Moving Grains: Floods Restrict River Traffic; U.S. Rail Regulations Outdated

High Water Continues on Portions of the Inland Waterways

According to preliminary information from the National Climatic Data Center, the Lower 48 States had the wettest May (and month) since records began in 1895 when rainfall averaged 4.36 inches (150 percent of normal). Flood levels on the Arkansas River have been the highest in 25 years, halting almost all barge operations as no down bound grain traffic has been reported since May 10.

High water on the Mississippi River has required the Coast Guard to restrict traffic in the St. Louis area to day time only for barge tows greater than 600 feet in length. Elsewhere on the Mississippi River, flooding is occurring at Chester, IL, Cape Girardeau, MO, and Thebes, IL. Flooding is also reported at Beardstown, IL, on the Illinois River.

Despite the less-than-ideal navigation conditions, year-to-date grain tonnages on the locking portions of the Arkansas, Ohio, and Mississippi Rivers are 13 percent higher than the 5-year average.

National Academies’ Report Finds U.S. Rail Regulations Outdated, Recommends Modernizing

On June 10, the Transportation Research Board (TRB) of the National Academies released the report, Modernizing Freight Rail Regulation, and provided testimony on the report before the Surface Transportation Board (STB) in the proceeding Rail Transportation of Grain, Rate Regulation Review.

The TRB study found current policies designed to protect rail shippers from excessive rail rates are not working for shippers of most commodities, including grain. The study recommends the lengthy and costly STB rail rate appeal procedures be replaced by arbitration, a faster and more economical process.

According to the study, arbitration is a more accessible process to shippers but does not threaten the earnings railroads need to pay for their capital-intensive networks. The study also recommends reciprocal switching be used as a remedy for unreasonable rail rates.

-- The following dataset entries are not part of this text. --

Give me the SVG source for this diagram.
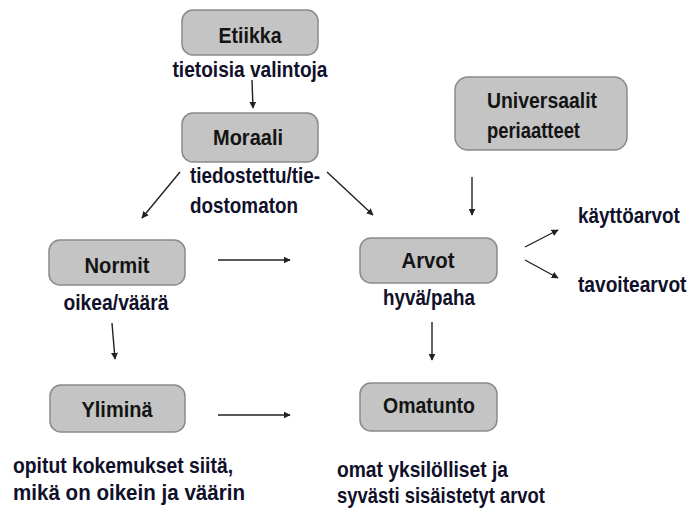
<svg xmlns="http://www.w3.org/2000/svg" width="691" height="515" viewBox="0 0 691 515">
<style>
.box{fill:#c4c4c4;stroke:#8a8a8a;stroke-width:1.5}
.lbl{font-family:"Liberation Sans Narrow","Liberation Sans",Arial,sans-serif;font-weight:bold;font-size:22px;fill:#141414}
.sub{font-family:"Liberation Sans Narrow","Liberation Sans",Arial,sans-serif;font-weight:bold;font-size:22px;fill:#10102a}
.conn line{stroke:#222;stroke-width:1.4;marker-end:url(#ah)}
</style>
<defs>
<marker id="ah" viewBox="0 0 10 10" refX="9" refY="5" markerWidth="7" markerHeight="7" markerUnits="userSpaceOnUse" orient="auto">
<path d="M0,0 L10,5 L0,10 z" fill="#222"/>
</marker>
</defs>
<rect width="691" height="515" fill="#fff"/>

<g id="etiikka">
<rect class="box" x="182" y="10" width="136" height="45" rx="11"/>
<text class="lbl" x="250" y="43" text-anchor="middle" textLength="63" lengthAdjust="spacingAndGlyphs">Etiikka</text>
<text class="sub" x="250" y="77" text-anchor="middle" textLength="155" lengthAdjust="spacingAndGlyphs">tietoisia valintoja</text>
</g>

<g id="moraali">
<rect class="box" x="182" y="113" width="136" height="49" rx="11"/>
<text class="lbl" x="248" y="145" text-anchor="middle" textLength="70" lengthAdjust="spacingAndGlyphs">Moraali</text>
<text class="sub" x="190" y="183" textLength="130" lengthAdjust="spacingAndGlyphs">tiedostettu/tie-</text>
<text class="sub" x="190" y="213" textLength="108" lengthAdjust="spacingAndGlyphs">dostomaton</text>
</g>

<g id="universaalit">
<rect class="box" x="455" y="77" width="172" height="73" rx="13"/>
<text class="lbl" x="487" y="108" textLength="110" lengthAdjust="spacingAndGlyphs">Universaalit</text>
<text class="lbl" x="487" y="138" textLength="93" lengthAdjust="spacingAndGlyphs">periaatteet</text>
</g>

<g id="normit">
<rect class="box" x="49" y="240" width="136" height="45" rx="11"/>
<text class="lbl" x="117" y="273" text-anchor="middle" textLength="65" lengthAdjust="spacingAndGlyphs">Normit</text>
<text class="sub" x="116" y="310" text-anchor="middle" textLength="105" lengthAdjust="spacingAndGlyphs">oikea/väärä</text>
</g>

<g id="arvot">
<rect class="box" x="360" y="238" width="137" height="45" rx="11"/>
<text class="lbl" x="428" y="268" text-anchor="middle" textLength="53" lengthAdjust="spacingAndGlyphs">Arvot</text>
<text class="sub" x="429" y="305" text-anchor="middle" textLength="92" lengthAdjust="spacingAndGlyphs">hyvä/paha</text>
</g>

<g id="kayttoarvot">
<text class="sub" transform="translate(578,223) scale(0.86,1)">käyttöarvot</text>
</g>
<g id="tavoitearvot">
<text class="sub" transform="translate(578,292) scale(0.87,1)">tavoitearvot</text>
</g>

<g id="ylimina">
<rect class="box" x="50" y="385" width="135" height="47" rx="11"/>
<text class="lbl" x="117" y="417" text-anchor="middle" textLength="71" lengthAdjust="spacingAndGlyphs">Yliminä</text>
<text class="sub" x="13" y="473" textLength="220" lengthAdjust="spacingAndGlyphs">opitut kokemukset siitä,</text>
<text class="sub" x="13" y="500" textLength="232" lengthAdjust="spacingAndGlyphs">mikä on oikein ja väärin</text>
</g>

<g id="omatunto">
<rect class="box" x="360" y="383" width="137" height="48" rx="11"/>
<text class="lbl" x="429" y="413" text-anchor="middle" textLength="92" lengthAdjust="spacingAndGlyphs">Omatunto</text>
<text class="sub" x="337" y="477" textLength="171" lengthAdjust="spacingAndGlyphs">omat yksilölliset ja</text>
<text class="sub" x="337" y="503" textLength="208" lengthAdjust="spacingAndGlyphs">syvästi sisäistetyt arvot</text>
</g>

<g id="connectors" class="conn">
<line x1="252" y1="80" x2="253" y2="108"/>
<line x1="180" y1="172" x2="142" y2="218"/>
<line x1="327" y1="172" x2="373" y2="215"/>
<line x1="472" y1="177" x2="472" y2="215"/>
<line x1="218" y1="260" x2="290" y2="260"/>
<line x1="525" y1="247" x2="558" y2="230"/>
<line x1="525" y1="260" x2="558" y2="278"/>
<line x1="112" y1="323" x2="115" y2="359"/>
<line x1="432" y1="322" x2="432" y2="360"/>
<line x1="218" y1="415" x2="290" y2="415"/>
</g>
</svg>
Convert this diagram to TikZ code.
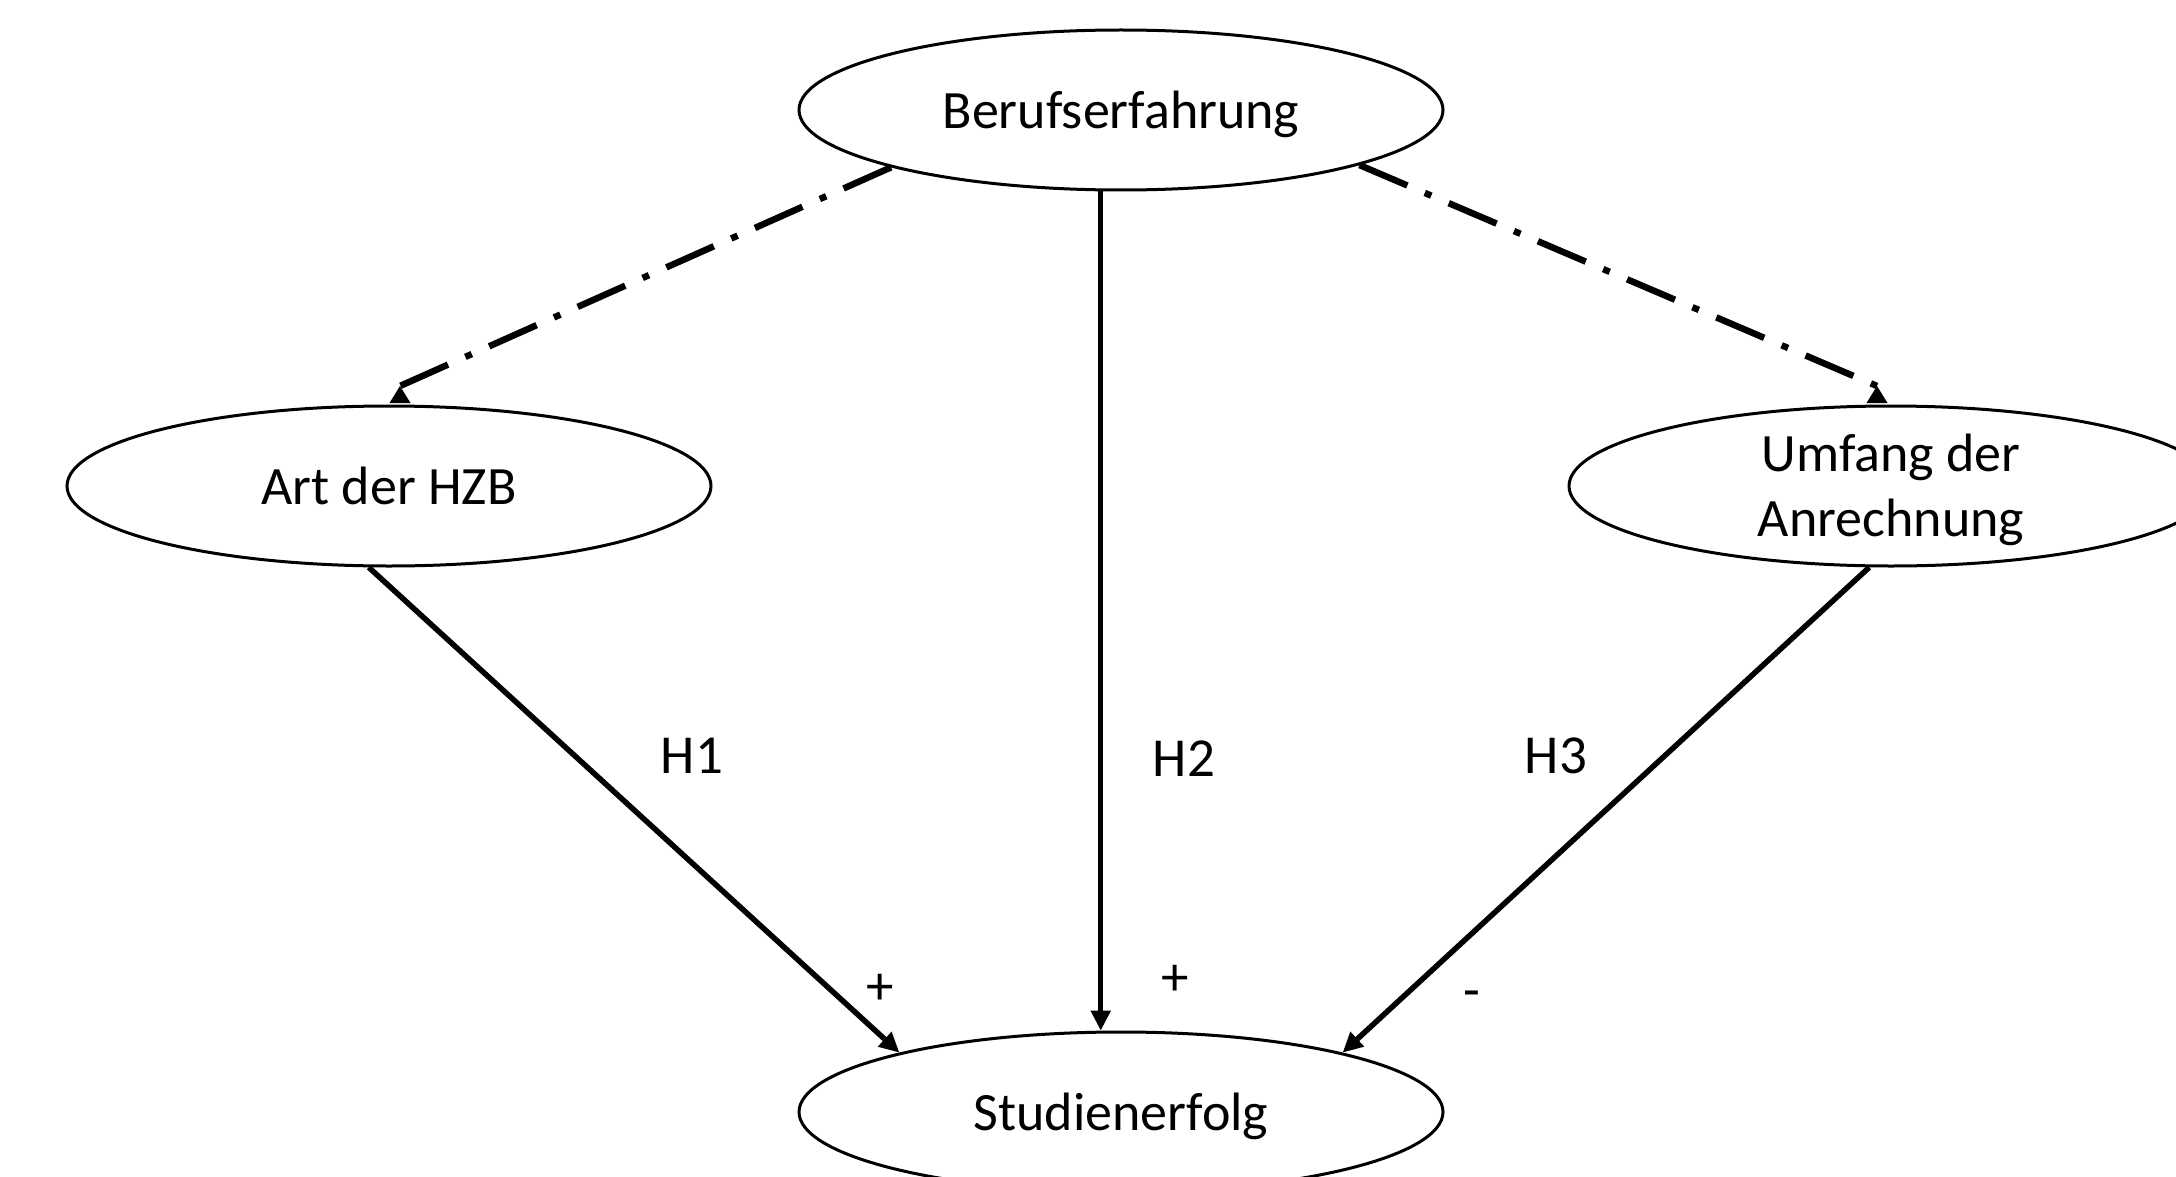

AMS Posts Comparative Study on Ocean Grain Freight Rates

On June 3, AMS released a summary of a study by Kansas State University’s International Grains Program Institute United States-South America Ocean Grain Freight Spreads, which examines different cost structures for shipping grains and oilseeds via ocean to Asia and Europe from Argentina, Brazil, and the United States.

The study shows that ocean freight rates for grain cargoes from South America to Asia are often less expensive than from the U.S. Gulf because of dry-bulk vessel route patterns, lower cost port charges, higher Panama Canal tolls, and less burdensome navigation restrictions. Relatively small differences in seaborne transportation costs can make South American grain exports more competitive than those of the United States, diverting exports to Brazil or Argentina.

Grain Inspections Down but Soybeans Rebound

For the week ending June 4, total inspections of grain (corn, wheat, and soybeans) from all major export regions reached 1.26 million metric tons (mmt), down 12 percent from the past week, 31 percent below last year, and 14 percent below the 3-year average.

Although soybean inspections jumped almost 200 percent from the previous week, the increase could not offset the drop in wheat and corn inspections. Wheat and corn inspections decreased 17 and 26 percent from the past week. Grain inspections decreased 3 percent in the Pacific Northwest, but they decreased 19 percent in the Mississippi Gulf as corn dropped to the lowest level since late March.

Snapshots by Sector

Export Sales

During the week ending May 28, unshipped balances of wheat, corn, and soybeans totaled 16.7 mmt, 3 percent lower than at the same time last year. Corn export sales reached 0.465 mmt, down 29 percent from the previous week. Wheat export sales had net sales reductions of .002 mmt from the previous week. Soybean export sales of 0.13 mmt were 60 percent lower than the prior week.


U.S. railroads originated 18,464 carloads of grain during the week ending May 30, down 6 percent from last week, 6 percent from last year, and 3 percent from the 3-year average.

During the week ending June 4, average June shuttle secondary railcar bids/offers per car were $342 below tariff, up $38 from last week and $767 lower than last year. Non-shuttle secondary railcar bids/offers were $19 below tariff, up $14 from last week and $19 lower than last year.


During the week ending June 6, barge grain movements totaled 813,543 tons–about 22 percent higher than the previous week and 3 percent lower than the same period last year.

During the week ending June 6, 526 grain barges moved down river, up 18 percent from last week; 440 grain barges were unloaded in New Orleans, up 4 percent from the previous week.


During the week ending June 4, 28 ocean-going grain vessels were loaded in the Gulf, 24 percent less than the same period last year. Forty-three vessels are expected to be loaded within the next 10 days, 2 percent less than the same period last year.

During the week ending June 5, the ocean freight rate for shipping bulk grain from the Gulf to Japan was $30 per metric ton (mt), unchanged from the previous week. The cost of shipping from the PNW to Japan was $16.75 per mt, up 2 percent from the previous week.


During the week ending June 8, U.S. average diesel fuel prices decreased 0.3 cents from the previous week to $2.88 per gallon–down $1.01 from the same week last year.